The thought made his stomach turn. Did Jas recognize it, or was he scared out of his mind, trapped in unfamiliar surroundings by people he didn't know anymore?

One way or another, Kavi had to get in there.

Laura slid the screwdriver she was using into her back pocket and gave the doorknob a tug. Apparently satisfied with the resistance it gave—removed entirely from the door and put back in place so the lock was on the outside—she got back to her feet, brushing off the knees of her work pants.

Along with the tool belt she wore everywhere she went, there was a new bulge under the hem of her t-shirt that indicated a handgun. The last time Kavi had seen it come out of its place in the nightstand next to her bed was five years ago, before he was out of the closet, when the military had made a show of trying to convince the council to allow Ashwell back into their control. The commander who'd spoken to the cluster of adults that collected votes and made decisions for the colony had been surrounded by soldiers meant more to intimidate than actually threaten—but they'd done a decent job of it, with rifles slung casually across their backs and faces hard beneath their helmets.

Kavi could still feel the brush of Jasper's shirt sleeve against his arm where they'd sat together, instructed by Laura to "stay in the damn house." From the view of the kitchen window, she'd stood statue-still as she and the rest of the council spoke to the soldiers, spine straight and that handgun in clear view at her side. Rock-solid and impenetrable.

Evidently, Ashwell's independence wasn't worth a fight, because the soldiers had left after a single tense afternoon.

Ashwell was committed to peace, Laura always said, but sometimes that came at a cost.

Now it seemed the cost was restraining Jas to the bed he'd grown up sleeping in.

The door opened and shut again with a click. Declan stepped out, holding his medical kit in one hand and haggard exhaustion lines marking his face. Kavi scrambled to his feet; Laura raised a brow.

"Well?"

"He's completely placid now." The doctor heaved out a sigh. "Pupils and heart rate are back to normal. If he remembers any more, he won't share it with me."

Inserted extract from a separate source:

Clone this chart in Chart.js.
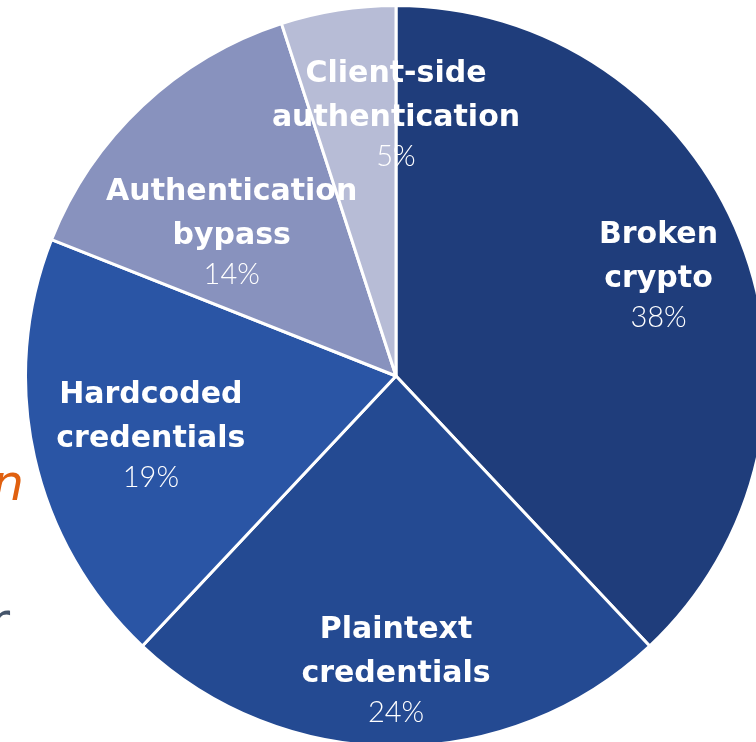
<!DOCTYPE html>
<html>
<head>
<meta charset="utf-8">
<script src="https://cdn.jsdelivr.net/npm/chart.js@4.4.1/dist/chart.umd.min.js"></script>
<style>
  html, body { margin: 0; padding: 0; width: 756px; height: 742px; overflow: hidden; background: #ffffff; }
  #wrap { position: absolute; left: 24px; top: 4px; width: 744px; height: 744px; }
  .bg { position: absolute; font-family: 'DejaVu Sans', sans-serif; font-style: italic; font-size: 50px; white-space: nowrap; line-height: 1; }
</style>
</head>
<body>
<div class="bg" id="bgN" style="color:#E0600F; right: 732px; top: 458px;">n</div>
<div class="bg" id="bgR" style="color:#44546A; right: 746px; top: 596px; font-style: normal;">r</div>
<div id="wrap"><canvas id="c" width="744" height="744"></canvas></div>
<script>
// ---- data ----
const categories = [
  ['Broken', 'crypto'],
  ['Plaintext', 'credentials'],
  ['Hardcoded', 'credentials'],
  ['Authentication', 'bypass'],
  ['Client-side', 'authentication']
];
const shares = [38, 24, 19, 14, 5];
const percentLabels = ['38%', '24%', '19%', '14%', '5%'];

// ---- style ----
const sliceColors = ['#1F3D7B', '#244A92', '#2A55A5', '#8892BE', '#B7BCD6'];
// label placement: fraction of outer radius and angle (deg, clockwise from 12 o'clock)
const labelLayout = [
  { r: 0.748, a: 71.3 },
  { r: 0.826, a: 180 },
  { r: 0.689, a: 253.8 },
  { r: 0.569, a: 308.8 },
  { r: 0.676, a: 0 }
];

const labelPlugin = {
  id: 'sliceLabels',
  afterDatasetsDraw(chart) {
    const ctx = chart.ctx;
    const meta = chart.getDatasetMeta(0);
    ctx.save();
    ctx.fillStyle = '#ffffff';
    ctx.textAlign = 'center';
    ctx.textBaseline = 'alphabetic';
    meta.data.forEach((arc, i) => {
      const L = labelLayout[i];
      const ang = (L.a - 90) * Math.PI / 180;
      const x = arc.x + Math.cos(ang) * arc.outerRadius * L.r;
      const y = arc.y + Math.sin(ang) * arc.outerRadius * L.r;
      ctx.font = 'bold 30px "DejaVu Sans", sans-serif';
      ctx.fillText(categories[i][0], x, y - 44);
      ctx.fillText(categories[i][1], x, y);
      ctx.font = '300 29px Lato, "DejaVu Sans", sans-serif';
      ctx.fillText(percentLabels[i], x, y + 40);
    });
    ctx.restore();
  }
};

new Chart(document.getElementById('c'), {
  type: 'pie',
  data: {
    labels: categories.map(c => c.join(' ')),
    datasets: [{
      data: shares,
      backgroundColor: sliceColors,
      borderColor: '#ffffff',
      borderWidth: 3,
      hoverOffset: 0,
      offset: 0
    }]
  },
  options: {
    responsive: false,
    animation: false,
    layout: { padding: 0 },
    plugins: { legend: { display: false }, tooltip: { enabled: false } }
  },
  plugins: [labelPlugin]
});
</script>
</body>
</html>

"Did he tell you anything?"

"Yes, actually. He mentioned the military—said they'd be looking for him."

"What the hell did he get himself into?" A deep crease formed in Laura's brow. A lump rose in Kavi's throat, the grudge he'd held against her for attacking Jasper beginning to fade. This was the woman who had raised the two of them, cleaned their skinned knees when they fell and checked on them each night before sleep took them in their separate beds.

She was probably in as much pain as Kavi was.

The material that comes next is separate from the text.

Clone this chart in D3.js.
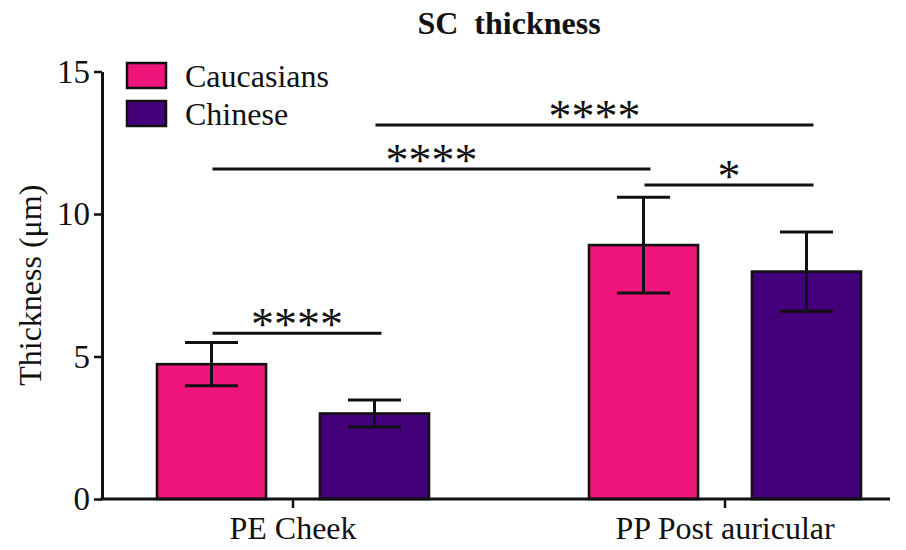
<!DOCTYPE html>
<html>
<head>
<meta charset="utf-8">
<script src="https://cdn.jsdelivr.net/npm/d3@7"></script>
<style>
  html, body { margin: 0; padding: 0; background: #ffffff; }
  svg { display: block; }
  text { font-family: "Liberation Serif", "Times New Roman", serif; fill: #111; }
</style>
</head>
<body>
<svg id="chart" width="906" height="550"></svg>
<script>
// ---- data ----
const categories = ["PE Cheek", "PP Post auricular"];
const seriesNames = ["Caucasians", "Chinese"];
const caucasiansMean = [4.73, 8.91];
const caucasiansSD   = [0.76, 1.68];
const chineseMean    = [3.00, 7.98];
const chineseSD      = [0.47, 1.39];
const yTicks = [0, 5, 10, 15];
// significance brackets
const compFrom   = [["PE Cheek", "Chinese"], ["PE Cheek", "Caucasians"], ["PP Post auricular", "Caucasians"], ["PE Cheek", "Caucasians"]];
const compTo     = [["PP Post auricular", "Chinese"], ["PP Post auricular", "Caucasians"], ["PP Post auricular", "Chinese"], ["PE Cheek", "Chinese"]];
const compHeight = [13.12, 11.58, 11.02, 5.82];
const compLabel  = ["****", "****", "*", "****"];

const colors = { "Caucasians": "#F0157A", "Chinese": "#43007A" };

const data = [];
categories.forEach((c, i) => {
  data.push({ cat: c, series: "Caucasians", mean: caucasiansMean[i], sd: caucasiansSD[i] });
  data.push({ cat: c, series: "Chinese", mean: chineseMean[i], sd: chineseSD[i] });
});

// ---- layout ----
const svg = d3.select("#chart");
const axisLeft = 102, axisRight = 890;
const y0px = 499, y15px = 71.5;

const y = d3.scaleLinear().domain([0, 15]).range([y0px, y15px]);
const x = d3.scalePoint().domain(categories).range([293, 725]);
const xs = d3.scaleBand().domain(seriesNames).range([-136, 136]).paddingInner(0.331).paddingOuter(0);
const bw = xs.bandwidth();
const barCenter = (c, s) => x(c) + xs(s) + bw / 2;

// bars
svg.append("g").selectAll("rect").data(data).join("rect")
  .attr("x", d => x(d.cat) + xs(d.series))
  .attr("y", d => y(d.mean))
  .attr("width", bw)
  .attr("height", d => y(0) - y(d.mean))
  .attr("fill", d => colors[d.series])
  .attr("stroke", "#111")
  .attr("stroke-width", 2.6);

// error bars
const capHalf = 26.5;
const eg = svg.append("g").attr("stroke", "#111").attr("stroke-width", 3).attr("fill", "none");
data.forEach(d => {
  const cx = barCenter(d.cat, d.series);
  eg.append("line").attr("x1", cx).attr("x2", cx).attr("y1", y(d.mean + d.sd)).attr("y2", y(d.mean - d.sd));
  eg.append("line").attr("x1", cx - capHalf).attr("x2", cx + capHalf).attr("y1", y(d.mean + d.sd)).attr("y2", y(d.mean + d.sd));
  eg.append("line").attr("x1", cx - capHalf).attr("x2", cx + capHalf).attr("y1", y(d.mean - d.sd)).attr("y2", y(d.mean - d.sd));
});

// y axis
const yAxis = d3.axisLeft(y).tickValues(yTicks).tickSize(8).tickPadding(4).tickSizeOuter(0);
const gy = svg.append("g").attr("transform", `translate(${axisLeft},0)`).call(yAxis);
gy.select(".domain").attr("stroke", "#111").attr("stroke-width", 3);
gy.selectAll(".tick line").attr("stroke", "#111").attr("stroke-width", 2.5);
gy.selectAll(".tick text").attr("font-size", 33).attr("fill", "#111")
  .style("font-family", '"Liberation Serif", serif');

// x axis
const gx = svg.append("g").attr("transform", `translate(0,${y0px})`);
gx.append("line").attr("x1", axisLeft - 1.5).attr("x2", axisRight).attr("y1", 0).attr("y2", 0)
  .attr("stroke", "#111").attr("stroke-width", 3);
categories.forEach(c => {
  gx.append("line").attr("x1", x(c)).attr("x2", x(c)).attr("y1", 0).attr("y2", 9)
    .attr("stroke", "#111").attr("stroke-width", 2.5);
  gx.append("text").attr("x", x(c)).attr("y", 40).attr("text-anchor", "middle")
    .attr("font-size", 32).text(c);
});

// y label
svg.append("text")
  .attr("transform", `translate(41,${(y0px + y15px) / 2}) rotate(-90)`)
  .attr("text-anchor", "middle").attr("font-size", 32)
  .text("Thickness (\u03BCm)");

// title
svg.append("text").attr("x", 509).attr("y", 34).attr("text-anchor", "middle")
  .attr("font-size", 32).attr("font-weight", "bold").style("white-space", "pre")
  .text("SC  thickness");

// significance brackets
const sg = svg.append("g");
compFrom.forEach((f, i) => {
  const t = compTo[i];
  const xa = barCenter(f[0], f[1]) + 1;
  const xb = barCenter(t[0], t[1]) + 7;
  const yy = y(compHeight[i]);
  sg.append("line").attr("x1", xa).attr("x2", xb).attr("y1", yy).attr("y2", yy)
    .attr("stroke", "#111").attr("stroke-width", 3);
  sg.append("text").attr("x", (xa + xb) / 2).attr("y", yy + 7)
    .attr("text-anchor", "middle").attr("font-size", 46).text(compLabel[i]);
});

// legend
const lg = svg.append("g");
seriesNames.forEach((s, i) => {
  const yy = 63 + i * 38;
  lg.append("rect").attr("x", 127).attr("y", yy).attr("width", 39).attr("height", 25)
    .attr("fill", colors[s]).attr("stroke", "#111").attr("stroke-width", 2.5);
  lg.append("text").attr("x", 185).attr("y", yy + 24).attr("font-size", 32).text(s);
});
</script>
</body>
</html>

"I don't know. He doesn't trust me—hardly says anything. There's something very wrong with him, Laura." Declan glanced at Kavi, who felt a brief spike of worry that he'd be sent away.

No, he was an adult now, not a scared little kid who wasn't allowed to listen to the grownups talk. Laura knew that. She'd never sheltered them from the truth regardless.

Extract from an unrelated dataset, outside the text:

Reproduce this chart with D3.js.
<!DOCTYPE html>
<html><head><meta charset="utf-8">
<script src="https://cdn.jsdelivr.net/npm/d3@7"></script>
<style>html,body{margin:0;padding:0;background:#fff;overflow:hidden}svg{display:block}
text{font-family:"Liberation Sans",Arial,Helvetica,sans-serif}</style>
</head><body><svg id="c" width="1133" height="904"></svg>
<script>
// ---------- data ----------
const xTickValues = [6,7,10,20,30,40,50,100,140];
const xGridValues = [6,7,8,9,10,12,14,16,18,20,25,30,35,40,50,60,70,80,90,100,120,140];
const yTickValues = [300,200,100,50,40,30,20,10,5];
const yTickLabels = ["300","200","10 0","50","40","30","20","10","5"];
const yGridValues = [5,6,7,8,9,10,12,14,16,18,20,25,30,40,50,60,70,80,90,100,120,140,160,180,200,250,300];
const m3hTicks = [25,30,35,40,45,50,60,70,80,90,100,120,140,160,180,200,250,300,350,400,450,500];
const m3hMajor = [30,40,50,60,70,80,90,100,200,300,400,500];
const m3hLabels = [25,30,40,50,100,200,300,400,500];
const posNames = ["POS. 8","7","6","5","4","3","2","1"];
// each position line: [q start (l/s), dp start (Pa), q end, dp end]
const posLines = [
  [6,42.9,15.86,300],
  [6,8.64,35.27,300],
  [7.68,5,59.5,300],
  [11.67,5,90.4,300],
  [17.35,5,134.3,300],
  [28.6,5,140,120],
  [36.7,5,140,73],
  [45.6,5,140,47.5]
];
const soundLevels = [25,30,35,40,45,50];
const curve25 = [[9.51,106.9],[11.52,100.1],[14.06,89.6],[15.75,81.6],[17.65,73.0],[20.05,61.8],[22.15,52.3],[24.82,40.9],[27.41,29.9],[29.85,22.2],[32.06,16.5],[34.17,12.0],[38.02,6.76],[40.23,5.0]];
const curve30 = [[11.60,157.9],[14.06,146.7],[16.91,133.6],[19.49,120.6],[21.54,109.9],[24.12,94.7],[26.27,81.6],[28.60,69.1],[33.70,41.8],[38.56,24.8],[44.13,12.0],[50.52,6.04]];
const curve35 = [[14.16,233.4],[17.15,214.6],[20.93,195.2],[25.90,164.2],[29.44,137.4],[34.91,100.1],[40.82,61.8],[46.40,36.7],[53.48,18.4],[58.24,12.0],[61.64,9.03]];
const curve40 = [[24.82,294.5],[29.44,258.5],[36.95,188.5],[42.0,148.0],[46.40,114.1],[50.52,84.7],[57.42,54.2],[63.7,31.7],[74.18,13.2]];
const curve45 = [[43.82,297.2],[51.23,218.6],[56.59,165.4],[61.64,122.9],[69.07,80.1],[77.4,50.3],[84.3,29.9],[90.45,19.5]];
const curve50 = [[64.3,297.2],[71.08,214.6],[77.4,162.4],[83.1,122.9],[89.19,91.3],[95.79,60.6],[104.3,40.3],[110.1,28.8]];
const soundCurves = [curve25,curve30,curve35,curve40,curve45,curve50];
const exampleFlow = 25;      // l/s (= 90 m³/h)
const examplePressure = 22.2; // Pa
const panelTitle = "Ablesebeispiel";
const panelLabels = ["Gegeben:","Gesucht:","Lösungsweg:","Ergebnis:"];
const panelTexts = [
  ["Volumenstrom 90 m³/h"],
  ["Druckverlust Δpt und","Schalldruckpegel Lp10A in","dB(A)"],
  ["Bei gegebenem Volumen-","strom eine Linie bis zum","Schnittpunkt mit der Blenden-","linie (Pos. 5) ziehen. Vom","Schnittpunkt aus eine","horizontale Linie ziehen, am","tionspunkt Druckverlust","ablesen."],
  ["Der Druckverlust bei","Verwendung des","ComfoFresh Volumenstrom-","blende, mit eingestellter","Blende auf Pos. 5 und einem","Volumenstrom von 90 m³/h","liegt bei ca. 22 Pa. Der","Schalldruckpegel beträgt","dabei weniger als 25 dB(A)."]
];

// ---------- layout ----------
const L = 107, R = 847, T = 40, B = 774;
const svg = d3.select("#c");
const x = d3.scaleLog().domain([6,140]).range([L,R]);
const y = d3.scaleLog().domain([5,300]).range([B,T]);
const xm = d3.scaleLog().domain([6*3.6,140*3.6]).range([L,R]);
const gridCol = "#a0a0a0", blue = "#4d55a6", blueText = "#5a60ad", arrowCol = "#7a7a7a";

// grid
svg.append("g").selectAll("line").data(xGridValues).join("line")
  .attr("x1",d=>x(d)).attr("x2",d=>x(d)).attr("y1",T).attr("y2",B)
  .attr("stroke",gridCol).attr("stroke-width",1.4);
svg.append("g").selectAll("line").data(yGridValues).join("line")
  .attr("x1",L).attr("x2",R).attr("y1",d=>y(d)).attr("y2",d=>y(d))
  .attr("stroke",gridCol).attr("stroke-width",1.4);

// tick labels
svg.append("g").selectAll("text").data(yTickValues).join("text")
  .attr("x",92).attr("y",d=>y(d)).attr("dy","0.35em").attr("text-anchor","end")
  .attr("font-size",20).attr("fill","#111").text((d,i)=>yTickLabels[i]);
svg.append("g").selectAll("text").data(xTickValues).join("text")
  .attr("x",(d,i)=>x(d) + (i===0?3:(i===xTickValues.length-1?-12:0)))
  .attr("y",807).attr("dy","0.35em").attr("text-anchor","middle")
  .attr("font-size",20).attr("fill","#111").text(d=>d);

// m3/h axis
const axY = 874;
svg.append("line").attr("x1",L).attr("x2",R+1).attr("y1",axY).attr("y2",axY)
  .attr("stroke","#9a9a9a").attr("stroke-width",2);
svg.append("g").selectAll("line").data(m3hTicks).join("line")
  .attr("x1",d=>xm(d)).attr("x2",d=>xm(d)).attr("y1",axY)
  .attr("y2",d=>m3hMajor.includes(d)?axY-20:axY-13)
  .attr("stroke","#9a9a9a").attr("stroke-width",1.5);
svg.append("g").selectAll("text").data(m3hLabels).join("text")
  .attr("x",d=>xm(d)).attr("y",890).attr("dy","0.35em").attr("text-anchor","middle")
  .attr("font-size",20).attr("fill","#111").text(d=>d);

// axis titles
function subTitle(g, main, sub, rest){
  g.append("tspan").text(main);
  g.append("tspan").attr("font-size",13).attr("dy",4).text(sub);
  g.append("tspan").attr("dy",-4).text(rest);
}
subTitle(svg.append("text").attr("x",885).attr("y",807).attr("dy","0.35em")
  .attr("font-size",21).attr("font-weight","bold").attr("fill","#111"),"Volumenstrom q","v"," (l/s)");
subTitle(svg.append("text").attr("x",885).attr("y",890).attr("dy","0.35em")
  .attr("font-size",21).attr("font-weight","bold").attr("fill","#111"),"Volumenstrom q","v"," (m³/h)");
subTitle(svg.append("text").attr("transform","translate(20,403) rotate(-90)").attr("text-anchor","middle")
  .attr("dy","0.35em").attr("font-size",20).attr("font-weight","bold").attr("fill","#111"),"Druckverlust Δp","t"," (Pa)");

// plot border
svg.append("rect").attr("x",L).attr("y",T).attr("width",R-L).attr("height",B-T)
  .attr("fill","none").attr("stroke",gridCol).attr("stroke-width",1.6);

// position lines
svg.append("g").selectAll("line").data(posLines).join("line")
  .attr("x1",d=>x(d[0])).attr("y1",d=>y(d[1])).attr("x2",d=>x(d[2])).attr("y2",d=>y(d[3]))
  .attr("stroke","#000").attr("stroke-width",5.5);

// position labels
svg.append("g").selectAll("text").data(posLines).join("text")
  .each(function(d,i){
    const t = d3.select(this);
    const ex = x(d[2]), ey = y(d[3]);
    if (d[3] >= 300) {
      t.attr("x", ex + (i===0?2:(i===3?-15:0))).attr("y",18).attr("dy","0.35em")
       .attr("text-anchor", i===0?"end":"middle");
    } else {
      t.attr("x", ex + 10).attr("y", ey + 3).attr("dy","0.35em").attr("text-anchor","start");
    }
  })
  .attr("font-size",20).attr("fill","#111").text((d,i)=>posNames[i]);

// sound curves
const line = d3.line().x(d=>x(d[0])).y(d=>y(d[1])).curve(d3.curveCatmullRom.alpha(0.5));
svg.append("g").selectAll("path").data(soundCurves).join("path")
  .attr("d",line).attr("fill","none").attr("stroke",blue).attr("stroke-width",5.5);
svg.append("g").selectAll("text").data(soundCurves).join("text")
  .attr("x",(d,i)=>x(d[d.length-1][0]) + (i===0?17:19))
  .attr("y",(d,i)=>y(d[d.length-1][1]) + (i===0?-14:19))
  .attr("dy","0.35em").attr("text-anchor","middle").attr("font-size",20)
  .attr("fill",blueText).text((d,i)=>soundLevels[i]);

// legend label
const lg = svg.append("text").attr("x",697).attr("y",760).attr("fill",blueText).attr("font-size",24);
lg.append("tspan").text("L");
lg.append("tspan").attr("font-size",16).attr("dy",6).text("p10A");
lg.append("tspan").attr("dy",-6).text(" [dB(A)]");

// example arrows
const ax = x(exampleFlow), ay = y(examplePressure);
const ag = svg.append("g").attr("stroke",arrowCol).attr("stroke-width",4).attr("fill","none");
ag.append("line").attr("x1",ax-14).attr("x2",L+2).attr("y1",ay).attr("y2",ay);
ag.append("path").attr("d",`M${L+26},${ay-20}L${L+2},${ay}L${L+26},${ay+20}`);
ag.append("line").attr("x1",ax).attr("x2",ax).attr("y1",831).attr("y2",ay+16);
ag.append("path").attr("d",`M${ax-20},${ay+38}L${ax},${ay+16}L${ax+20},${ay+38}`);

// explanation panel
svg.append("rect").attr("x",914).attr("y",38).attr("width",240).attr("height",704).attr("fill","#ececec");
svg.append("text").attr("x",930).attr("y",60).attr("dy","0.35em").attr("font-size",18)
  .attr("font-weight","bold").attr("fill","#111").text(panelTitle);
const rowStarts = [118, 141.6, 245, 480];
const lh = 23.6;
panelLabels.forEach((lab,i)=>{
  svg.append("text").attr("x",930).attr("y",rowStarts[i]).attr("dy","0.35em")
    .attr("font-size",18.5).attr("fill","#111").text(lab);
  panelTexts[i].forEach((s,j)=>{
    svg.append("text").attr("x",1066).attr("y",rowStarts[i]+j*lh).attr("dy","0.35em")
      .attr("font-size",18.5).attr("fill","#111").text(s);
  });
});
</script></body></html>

When Laura folded her arms, waiting for more, Declan continued. "We'd have to take him a city over if we wanted access to lab work—I'd like to do blood tests and x-rays, find out what this is. But he's not the same boy who ran away from Ashwell a year ago, and I don't just mean mentally. Something's happened to him—or maybe something's been done to him, I don't know. What I do know is that he has no injuries that weren't sustained earlier today. All that blood belongs to someone else."